Your task is to repeat all of the data exactly while excluding the pictures.

***** SUPPLIED DATA *****

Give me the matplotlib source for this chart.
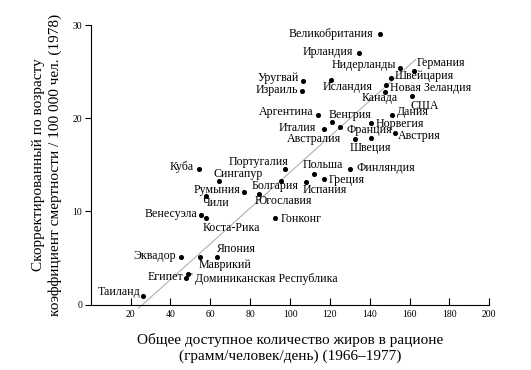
import matplotlib
matplotlib.use("Agg")
import matplotlib.pyplot as plt

plt.rcParams['font.family'] = ['Liberation Serif', 'DejaVu Serif']

countries = ['Великобритания', 'Ирландия', 'Нидерланды', 'Германия', 'Швейцария',
             'Уругвай', 'Израиль', 'Исландия', 'Новая Зеландия', 'Канада',
             'США', 'Аргентина', 'Венгрия', 'Дания', 'Норвегия',
             'Италия', 'Франция', 'Австралия', 'Австрия', 'Швеция',
             'Куба', 'Португалия', 'Сингапур', 'Польша', 'Финляндия',
             'Румыния', 'Болгария', 'Греция', 'Испания', 'Чили',
             'Югославия', 'Венесуэла', 'Коста-Рика', 'Гонконг', 'Эквадор',
             'Япония', 'Маврикий', 'Египет', 'Доминиканская Республика', 'Таиланд']
fat = [145.0, 134.7, 155.2, 162.2, 150.5,
       106.3, 105.8, 120.5, 148.3, 147.7,
       161.3, 113.8, 121.3, 151.3, 140.5,
       117.2, 125.2, 132.7, 152.7, 140.5,
       54.3, 97.5, 64.2, 112.2, 130.2,
       76.7, 95.5, 117.2, 108.0, 57.7,
       84.3, 55.5, 57.7, 92.7, 45.2,
       63.3, 54.7, 48.0, 48.8, 26.3]
mortality = [29.0, 27.0, 25.4, 25.1, 24.3,
             24.0, 22.9, 24.1, 23.6, 22.8,
             22.4, 20.4, 19.6, 20.3, 19.5,
             18.8, 19.1, 17.8, 18.4, 17.9,
             14.6, 14.5, 13.3, 14.0, 14.5,
             12.1, 13.3, 13.5, 13.2, 11.7,
             11.9, 9.6, 9.3, 9.3, 5.1,
             5.1, 5.1, 2.9, 3.3, 0.9]

trend_x = [24, 163]
trend_y = [-0.4, 26.3]

# label placement: (ha, dx, dy) in pixels
place = {
    'Великобритания': ('right', -6, 0), 'Ирландия': ('right', -6, 1),
    'Нидерланды': ('right', -4, 3), 'Германия': ('left', 3, 8),
    'Швейцария': ('left', 4, 2), 'Уругвай': ('right', -4, 3),
    'Израиль': ('right', -3, 1), 'Исландия': ('left', -8, -7),
    'Новая Зеландия': ('left', 4, -3), 'Канада': ('right', 13, -6),
    'США': ('left', -2, -10), 'Аргентина': ('right', -4, 3),
    'Венгрия': ('left', -4, 7), 'Дания': ('left', 5, 3),
    'Норвегия': ('left', 5, -1), 'Италия': ('right', -8, 1),
    'Франция': ('left', 6, -3), 'Австралия': ('right', -14, 0),
    'Австрия': ('left', 3, -3), 'Швеция': ('center', 0, -10),
    'Куба': ('right', -5, 2), 'Португалия': ('right', 3, 7),
    'Сингапур': ('left', -5, 7), 'Польша': ('center', 8, 9),
    'Финляндия': ('left', 6, 1), 'Румыния': ('right', -3, 2),
    'Болгария': ('center', -6, -5), 'Греция': ('left', 4, -1),
    'Испания': ('left', -3, -8), 'Чили': ('left', -3, -7),
    'Югославия': ('left', -4, -7), 'Венесуэла': ('right', -4, 1),
    'Коста-Рика': ('left', -3, -10), 'Гонконг': ('left', 5, -1),
    'Эквадор': ('right', -5, 1), 'Япония': ('left', -1, 8),
    'Маврикий': ('left', -1, -8), 'Египет': ('right', -3, 1),
    'Доминиканская Республика': ('left', 7, -5), 'Таиланд': ('right', -3, 4),
}

fig = plt.figure(figsize=(5.31, 3.70), dpi=100)
ax = fig.add_axes([0.1708, 0.177, 0.7507, 0.755])

ax.plot(trend_x, trend_y, color='#b0b0b0', lw=0.8, clip_on=False, zorder=1)
ax.scatter(fat, mortality, s=7, color='black', zorder=3, clip_on=False)

for name, x, y in zip(countries, fat, mortality):
    ha, dx, dy = place[name]
    if name == 'Доминиканская Республика':
        ax.annotate(name, (x, y), xytext=(dx, dy), textcoords='offset pixels',
                    ha=ha, va='center', fontsize=8.6,
                    arrowprops=dict(arrowstyle='-', color='black', lw=0.7,
                                    shrinkA=0, shrinkB=0))
    else:
        ax.annotate(name, (x, y), xytext=(dx, dy), textcoords='offset pixels',
                    ha=ha, va='center', fontsize=8.6)

ax.set_xlim(0, 200)
ax.set_ylim(0, 30)
ax.set_xticks(range(20, 201, 20))
ax.set_yticks([0, 10, 20, 30])
ax.spines['top'].set_visible(False)
ax.spines['right'].set_visible(False)
ax.tick_params(axis='x', direction='in', length=5, width=0.8, pad=4, labelsize=7)
ax.tick_params(axis='y', direction='out', length=4, width=0.8, pad=2, labelsize=7)

fig.text(0.0885, 0.554, 'Скорректированный по возрасту\nкоэффициент смертности / 100 000 чел. (1978)',
         rotation=90, ha='center', va='center', fontsize=11, linespacing=1.3)
fig.text(0.546, 0.0595, 'Общее доступное количество жиров в рационе\n(грамм/человек/день) (1966–1977)',
         ha='center', va='center', fontsize=11, linespacing=1.3)

fig.savefig('out.png', dpi=100)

*****

§ SOLUTION BELOW
Give me the matplotlib source for this chart.
import matplotlib
matplotlib.use("Agg")
import matplotlib.pyplot as plt

plt.rcParams['font.family'] = ['Liberation Serif', 'DejaVu Serif']

countries = ['Великобритания', 'Ирландия', 'Нидерланды', 'Германия', 'Швейцария',
             'Уругвай', 'Израиль', 'Исландия', 'Новая Зеландия', 'Канада',
             'США', 'Аргентина', 'Венгрия', 'Дания', 'Норвегия',
             'Италия', 'Франция', 'Австралия', 'Австрия', 'Швеция',
             'Куба', 'Португалия', 'Сингапур', 'Польша', 'Финляндия',
             'Румыния', 'Болгария', 'Греция', 'Испания', 'Чили',
             'Югославия', 'Венесуэла', 'Коста-Рика', 'Гонконг', 'Эквадор',
             'Япония', 'Маврикий', 'Египет', 'Доминиканская Республика', 'Таиланд']
fat = [145.0, 134.7, 155.2, 162.2, 150.5,
       106.3, 105.8, 120.5, 148.3, 147.7,
       161.3, 113.8, 121.3, 151.3, 140.5,
       117.2, 125.2, 132.7, 152.7, 140.5,
       54.3, 97.5, 64.2, 112.2, 130.2,
       76.7, 95.5, 117.2, 108.0, 57.7,
       84.3, 55.5, 57.7, 92.7, 45.2,
       63.3, 54.7, 48.0, 48.8, 26.3]
mortality = [29.0, 27.0, 25.4, 25.1, 24.3,
             24.0, 22.9, 24.1, 23.6, 22.8,
             22.4, 20.4, 19.6, 20.3, 19.5,
             18.8, 19.1, 17.8, 18.4, 17.9,
             14.6, 14.5, 13.3, 14.0, 14.5,
             12.1, 13.3, 13.5, 13.2, 11.7,
             11.9, 9.6, 9.3, 9.3, 5.1,
             5.1, 5.1, 2.9, 3.3, 0.9]

trend_x = [24, 163]
trend_y = [-0.4, 26.3]

# label placement: (ha, dx, dy) in pixels
place = {
    'Великобритания': ('right', -6, 0), 'Ирландия': ('right', -6, 1),
    'Нидерланды': ('right', -4, 3), 'Германия': ('left', 3, 8),
    'Швейцария': ('left', 4, 2), 'Уругвай': ('right', -4, 3),
    'Израиль': ('right', -3, 1), 'Исландия': ('left', -8, -7),
    'Новая Зеландия': ('left', 4, -3), 'Канада': ('right', 13, -6),
    'США': ('left', -2, -10), 'Аргентина': ('right', -4, 3),
    'Венгрия': ('left', -4, 7), 'Дания': ('left', 5, 3),
    'Норвегия': ('left', 5, -1), 'Италия': ('right', -8, 1),
    'Франция': ('left', 6, -3), 'Австралия': ('right', -14, 0),
    'Австрия': ('left', 3, -3), 'Швеция': ('center', 0, -10),
    'Куба': ('right', -5, 2), 'Португалия': ('right', 3, 7),
    'Сингапур': ('left', -5, 7), 'Польша': ('center', 8, 9),
    'Финляндия': ('left', 6, 1), 'Румыния': ('right', -3, 2),
    'Болгария': ('center', -6, -5), 'Греция': ('left', 4, -1),
    'Испания': ('left', -3, -8), 'Чили': ('left', -3, -7),
    'Югославия': ('left', -4, -7), 'Венесуэла': ('right', -4, 1),
    'Коста-Рика': ('left', -3, -10), 'Гонконг': ('left', 5, -1),
    'Эквадор': ('right', -5, 1), 'Япония': ('left', -1, 8),
    'Маврикий': ('left', -1, -8), 'Египет': ('right', -3, 1),
    'Доминиканская Республика': ('left', 7, -5), 'Таиланд': ('right', -3, 4),
}

fig = plt.figure(figsize=(5.31, 3.70), dpi=100)
ax = fig.add_axes([0.1708, 0.177, 0.7507, 0.755])

ax.plot(trend_x, trend_y, color='#b0b0b0', lw=0.8, clip_on=False, zorder=1)
ax.scatter(fat, mortality, s=7, color='black', zorder=3, clip_on=False)

for name, x, y in zip(countries, fat, mortality):
    ha, dx, dy = place[name]
    if name == 'Доминиканская Республика':
        ax.annotate(name, (x, y), xytext=(dx, dy), textcoords='offset pixels',
                    ha=ha, va='center', fontsize=8.6,
                    arrowprops=dict(arrowstyle='-', color='black', lw=0.7,
                                    shrinkA=0, shrinkB=0))
    else:
        ax.annotate(name, (x, y), xytext=(dx, dy), textcoords='offset pixels',
                    ha=ha, va='center', fontsize=8.6)

ax.set_xlim(0, 200)
ax.set_ylim(0, 30)
ax.set_xticks(range(20, 201, 20))
ax.set_yticks([0, 10, 20, 30])
ax.spines['top'].set_visible(False)
ax.spines['right'].set_visible(False)
ax.tick_params(axis='x', direction='in', length=5, width=0.8, pad=4, labelsize=7)
ax.tick_params(axis='y', direction='out', length=4, width=0.8, pad=2, labelsize=7)

fig.text(0.0885, 0.554, 'Скорректированный по возрасту\nкоэффициент смертности / 100 000 чел. (1978)',
         rotation=90, ha='center', va='center', fontsize=11, linespacing=1.3)
fig.text(0.546, 0.0595, 'Общее доступное количество жиров в рационе\n(грамм/человек/день) (1966–1977)',
         ha='center', va='center', fontsize=11, linespacing=1.3)

fig.savefig('out.png', dpi=100)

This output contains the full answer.